HAVANA -- (AP) -- Elian Gonzalez's father is pressing U.S. Attorney
General
Janet Reno to return the boy to him in Cuba, and says that in
the meantime his
son should be moved to the home of another relation in Miami.
``I am deeply concerned and anguished over the present condition
of my
6-year-old son, Elian Gonzalez, unfairly and cruelly separated
from our family for
over two months,'' Juan Miguel Gonzalez wrote in a letter sent
to foreign news
agencies early today by the government's International Press
Center.
The letter was dated Thursday and addressed to Reno and U.S. Immigration
and
Naturalization Service commissioner Doris Meissner. The INS ruled
Jan. 5 that
only the father has the right to speak for the boy and said Elian
should be
returned to him in Cuba.
Both Reno and President Clinton backed that decision, but Elian's
repatriation
has been blocked by legal maneuvers of the child's Miami relatives.

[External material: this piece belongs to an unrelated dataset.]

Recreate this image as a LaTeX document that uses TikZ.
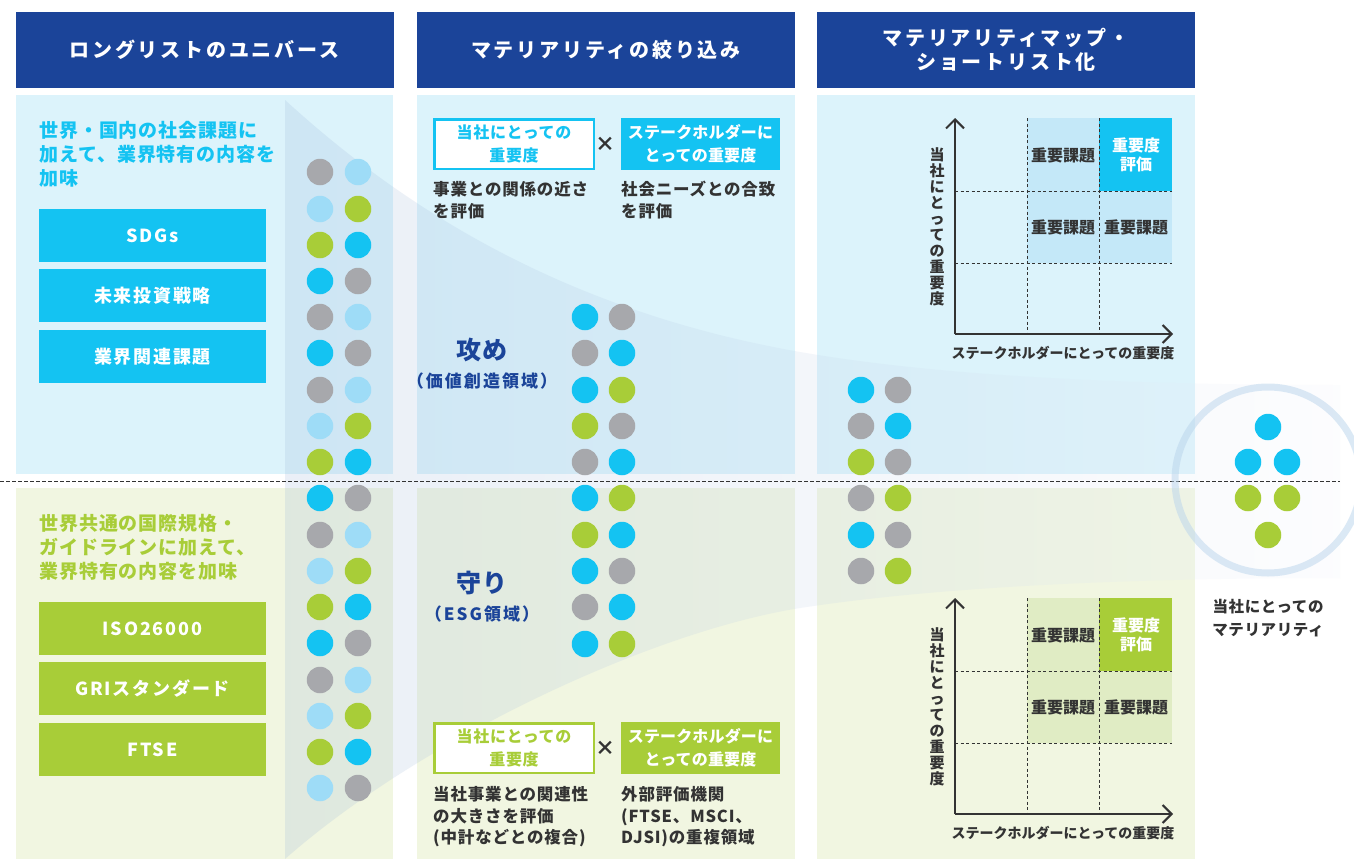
\documentclass[tikz,border=0pt]{standalone}
\usepackage{fontspec}
\setmainfont{Noto Sans CJK JP}
\usetikzlibrary{arrows.meta}
\definecolor{hdblue}{RGB}{27,68,153}
\definecolor{skybg}{RGB}{220,243,251}
\definecolor{leafbg}{RGB}{241,246,225}
\definecolor{cyanc}{RGB}{20,195,242}
\definecolor{palecyan}{RGB}{158,220,247}
\definecolor{dotgray}{RGB}{167,168,172}
\definecolor{leafc}{RGB}{168,205,56}
\definecolor{inkc}{RGB}{51,51,51}
\definecolor{cellsky}{RGB}{196,232,248}
\definecolor{cellleaf}{RGB}{224,236,196}
\definecolor{funnelL}{RGB}{150,178,215}
\definecolor{funnelM}{RGB}{172,190,224}
\definecolor{funnelR}{RGB}{242,245,252}
\definecolor{ringc}{RGB}{185,212,236}
\newcommand{\trk}[1]{\addfontfeature{LetterSpace=#1}}
\newcommand{\fsz}[2]{\fontsize{#1}{#2}\selectfont}
\begin{document}
\begin{tikzpicture}[x=1pt,y=-1pt,
    every node/.style={inner sep=0pt},
    hdbox/.style={fill=hdblue,text=white,minimum width=378,minimum height=76,align=center,font=\bfseries\fsz{20}{24}\trk{14}},
    tagbox/.style={minimum width=227,minimum height=53,text=white,font=\bfseries\fsz{18}{20}\trk{10}},
    skytag/.style={tagbox,fill=cyanc},
    leaftag/.style={tagbox,fill=leafc},
    leadtxt/.style={anchor=north west,align=left,font=\bfseries\fsz{19}{23.8}\trk{5}},
    ownbox/.style={fill=white,line width=2.5,minimum width=159.5,minimum height=49.5,align=center,font=\bfseries\fsz{16}{23}\trk{4}},
    shbox/.style={text=white,minimum width=159,minimum height=52,align=center,font=\bfseries\fsz{16}{23}\trk{1}},
    timestxt/.style={text=inkc,font=\bfseries\fsz{20}{20}},
    notetxt/.style={anchor=north west,align=left,text=inkc,font=\bfseries\fsz{16.5}{21.8}\trk{5}},
    zonetxt/.style={text=hdblue,font=\bfseries\fsz{25}{28}\trk{6}},
    zonesub/.style={text=hdblue,font=\bfseries\fsz{17}{20}\trk{12}},
    celltxt/.style={text=inkc,align=center,font=\bfseries\fsz{16}{19}},
    axtxt/.style={text=inkc,align=center,font=\bfseries\fsz{14}{16}},
    vaxtxt/.style={text=inkc,align=center,font=\bfseries\fsz{15}{16}},
    axisln/.style={line width=2,draw=inkc,-{Straight Barb[length=9pt,width=18pt]}},
    gridln/.style={draw=inkc,line width=0.9,dash pattern=on 3pt off 2.5pt},
    dot/.style={circle,minimum size=26.5},
    dg/.style={dot,fill=dotgray},
    dc/.style={dot,fill=cyanc},
    dp/.style={dot,fill=palecyan},
    dl/.style={dot,fill=leafc}]
\useasboundingbox (0,0) rectangle (1354,859);
\fill[white] (0,0) rectangle (1354,859);

\fill[skybg] (16,95) rectangle (393,474);
\fill[skybg] (417,95) rectangle (795,474);
\fill[skybg] (817,95) rectangle (1195,474);
\fill[leafbg] (16,488) rectangle (393,859);
\fill[leafbg] (417,488) rectangle (795,859);
\fill[leafbg] (817,488) rectangle (1195,859);

\node[hdbox] (hd1) at (204.5,50) {ロングリストのユニバース};
\node[hdbox] (hd2) at (606,50) {マテリアリティの絞り込み};
\node[hdbox] (hd3) at (1006,50) {マテリアリティマップ・\\ショートリスト化};

\shade[left color=funnelL,middle color=funnelM,right color=funnelR,fill opacity=0.2]
  (285,100) .. controls (400,205) and (560,310) .. (800,352)
  .. controls (950,378) and (1150,385) .. (1340,385) -- (1340,578)
  .. controls (1150,578) and (950,585) .. (800,608)
  .. controls (650,632) and (420,740) .. (285,859) -- cycle;

\draw[draw=inkc,line width=0.9,dash pattern=on 3.5pt off 2.5pt] (0,481) -- (1340,481);
\draw[draw=ringc,draw opacity=0.5,line width=7] (1268,480) circle (93pt);

\node[leadtxt,text=cyanc] (lead1) at (39,121) {世界・国内の社会課題に\\加えて、業界特有の内容を\\加味};
\node[skytag] (sdg) at (152.5,235.5) {SDGs};
\node[skytag] (mirai) at (152.5,295.5) {未来投資戦略};
\node[skytag] (gyokai) at (152.5,356.5) {業界関連課題};
\node[leadtxt,text=leafc] (lead2) at (39,514) {世界共通の国際規格・\\ガイドラインに加えて、\\業界特有の内容を加味};
\node[leaftag] (iso) at (152.5,628.5) {ISO26000};
\node[leaftag] (gri) at (152.5,688.5) {GRIスタンダード};
\node[leaftag] (ftse) at (152.5,749.5) {FTSE};

\node[dg] (la1) at (320,172) {}; \node[dp] (lb1) at (358,172) {};
\node[dp] (la2) at (320,209) {}; \node[dl] (lb2) at (358,209) {};
\node[dl] (la3) at (320,245) {}; \node[dc] (lb3) at (358,245) {};
\node[dc] (la4) at (320,281) {}; \node[dg] (lb4) at (358,281) {};
\node[dg] (la5) at (320,317) {}; \node[dp] (lb5) at (358,317) {};
\node[dc] (la6) at (320,353) {}; \node[dg] (lb6) at (358,353) {};
\node[dg] (la7) at (320,390) {}; \node[dp] (lb7) at (358,390) {};
\node[dp] (la8) at (320,426) {}; \node[dl] (lb8) at (358,426) {};
\node[dl] (la9) at (320,462) {}; \node[dc] (lb9) at (358,462) {};
\node[dc] (la10) at (320,498) {}; \node[dg] (lb10) at (358,498) {};
\node[dg] (la11) at (320,535) {}; \node[dp] (lb11) at (358,535) {};
\node[dp] (la12) at (320,571) {}; \node[dl] (lb12) at (358,571) {};
\node[dl] (la13) at (320,607) {}; \node[dc] (lb13) at (358,607) {};
\node[dc] (la14) at (320,643) {}; \node[dg] (lb14) at (358,643) {};
\node[dg] (la15) at (320,680) {}; \node[dp] (lb15) at (358,680) {};
\node[dp] (la16) at (320,716) {}; \node[dl] (lb16) at (358,716) {};
\node[dl] (la17) at (320,752) {}; \node[dc] (lb17) at (358,752) {};
\node[dp] (la18) at (320,788) {}; \node[dg] (lb18) at (358,788) {};

\node[ownbox,draw=cyanc,text=cyanc] (own1) at (514,144) {当社にとっての\\重要度};
\node[timestxt] (times1) at (605,144) {×};
\node[shbox,fill=cyanc] (stake1) at (700.5,144) {ステークホルダーに\\とっての重要度};
\node[notetxt] (note1) at (433,181) {事業との関係の近さ\\を評価};
\node[notetxt] (note2) at (621,181) {社会ニーズとの合致\\を評価};
\node[zonetxt] (seme) at (482,350) {攻め};
\node[zonesub] (semesub) at (482,381) {（価値創造領域）};
\node[zonetxt] (mamori) at (482,583) {守り};
\node[zonesub] (mamorisub) at (482,614) {（ESG領域）};
\node[ownbox,draw=leafc,text=leafc] (own2) at (514,748) {当社にとっての\\重要度};
\node[timestxt] (times2) at (605,748) {×};
\node[shbox,fill=leafc] (stake2) at (700.5,748) {ステークホルダーに\\とっての重要度};
\node[notetxt] (note3) at (433,786) {当社事業との関連性\\の大きさを評価\\(中計などとの複合)};
\node[notetxt] (note4) at (621,786) {外部評価機関\\(FTSE、MSCI、\\DJSI)の重複領域};

\node[dc] (ma1) at (585,317) {}; \node[dg] (mb1) at (622,317) {};
\node[dg] (ma2) at (585,353) {}; \node[dc] (mb2) at (622,353) {};
\node[dc] (ma3) at (585,390) {}; \node[dl] (mb3) at (622,390) {};
\node[dl] (ma4) at (585,426) {}; \node[dg] (mb4) at (622,426) {};
\node[dg] (ma5) at (585,462) {}; \node[dc] (mb5) at (622,462) {};
\node[dc] (ma6) at (585,498) {}; \node[dl] (mb6) at (622,498) {};
\node[dl] (ma7) at (585,535) {}; \node[dc] (mb7) at (622,535) {};
\node[dc] (ma8) at (585,571) {}; \node[dg] (mb8) at (622,571) {};
\node[dg] (ma9) at (585,607) {}; \node[dc] (mb9) at (622,607) {};
\node[dc] (ma10) at (585,644) {}; \node[dl] (mb10) at (622,644) {};

\node[dc] (ra1) at (861,390) {}; \node[dg] (rb1) at (898,390) {};
\node[dg] (ra2) at (861,426) {}; \node[dc] (rb2) at (898,426) {};
\node[dl] (ra3) at (861,462) {}; \node[dg] (rb3) at (898,462) {};
\node[dg] (ra4) at (861,498) {}; \node[dl] (rb4) at (898,498) {};
\node[dc] (ra5) at (861,535) {}; \node[dg] (rb5) at (898,535) {};
\node[dg] (ra6) at (861,571) {}; \node[dl] (rb6) at (898,571) {};

\fill[cellsky] (1027,118) rectangle (1099,263);
\fill[cellsky] (1099,191) rectangle (1172,263);
\fill[cyanc] (1099,118) rectangle (1172,191);
\draw[gridln] (1027,118) -- (1027,334);
\draw[gridln] (1099,118) -- (1099,334);
\draw[gridln] (955,191) -- (1172,191);
\draw[gridln] (955,263) -- (1172,263);
\draw[axisln] (955,334) -- (955,118);
\draw[axisln] (955,334) -- (1173,334);
\node[celltxt] (k1) at (1063,155) {重要課題};
\node[celltxt] (k2) at (1063,227) {重要課題};
\node[celltxt] (k3) at (1136,227) {重要課題};
\node[celltxt,text=white] (hy1) at (1136,155) {重要度\\評価};
\node[vaxtxt] (yl1) at (937,227) {当\\社\\に\\と\\っ\\て\\の\\重\\要\\度};
\node[axtxt] (xl1) at (1063,353) {ステークホルダーにとっての重要度};

\fill[cellleaf] (1027,598) rectangle (1099,743);
\fill[cellleaf] (1099,671) rectangle (1172,743);
\fill[leafc] (1099,598) rectangle (1172,671);
\draw[gridln] (1027,598) -- (1027,814);
\draw[gridln] (1099,598) -- (1099,814);
\draw[gridln] (955,671) -- (1172,671);
\draw[gridln] (955,743) -- (1172,743);
\draw[axisln] (955,814) -- (955,598);
\draw[axisln] (955,814) -- (1173,814);
\node[celltxt] (k4) at (1063,635) {重要課題};
\node[celltxt] (k5) at (1063,707) {重要課題};
\node[celltxt] (k6) at (1136,707) {重要課題};
\node[celltxt,text=white] (hy2) at (1136,635) {重要度\\評価};
\node[vaxtxt] (yl2) at (937,707) {当\\社\\に\\と\\っ\\て\\の\\重\\要\\度};
\node[axtxt] (xl2) at (1063,833) {ステークホルダーにとっての重要度};

\node[dc] (fin1) at (1268,427) {};
\node[dc] (fin2) at (1248,462) {}; \node[dc] (fin3) at (1287,462) {};
\node[dl] (fin4) at (1248,498) {}; \node[dl] (fin5) at (1287,498) {};
\node[dl] (fin6) at (1268,535) {};
\node[text=inkc,align=center,font=\bfseries\fsz{15.5}{23}\trk{4}] (mat) at (1268,618) {当社にとっての\\マテリアリティ};
\end{tikzpicture}
\end{document}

Elian has been at the center of an international custody battle
since shortly after
being rescued from an inner tube off the Florida coast on Nov.
25. The boy's
mother and 10 other people died when the boat carrying them from
Cuba to the
United States sank.
Elian is staying with his paternal great-uncle Lazaro Gonzalez,
who is fighting to
keep the boy with him in the United States. The boy's father
wants Elian to stay
with Lazaro's brother Manolo, who has said he supports the child's
return to his
father in Cuba.
``Elian has been under constant harassment and pressure from politicians,
journalists, lawyers, publicity agents and others unrelated to
his family,''
Gonzalez wrote in the letter.
``The boy has been forced to pose for TV cameras day and night
with people he
does not know and who are unscrupulously manipulating him,''
he wrote. ``That
rude invasion of his privacy and disrespect for his childhood
innocence should
cease immediately and you should guarantee that such things do
not happen
again.''
Gonzalez made his requests, ``as a father whose full and exclusive
parental rights
you have recognized.''
In addition to returning the boy and moving him to Manolo Gonzalez's
home until
such repatriation takes place, Juan Miguel Gonzalez also demanded
``that an end
be immediately put to harassment, manipulation, psychological
pressures and
the violation of my son Elian's privacy.''
He also asked for the names and backgrounds of any and all psychologists
who
are reportedly caring for the boy, as well as any treatment and
medications
prescribed.
Elian's mental health has been an insistent theme in Cuba, where
a group of
mental health experts gathered for a program on state television
Thursday to
express their concerns that his intellectual development had
been blocked by an
unstable home and school life in Miami.
The Miami relatives have fought to block the earlier U.S. government
ruling in favor
of the father, and the U.S. immigration agency has agreed to
let the final decision
be made later this month by a federal judge in Miami.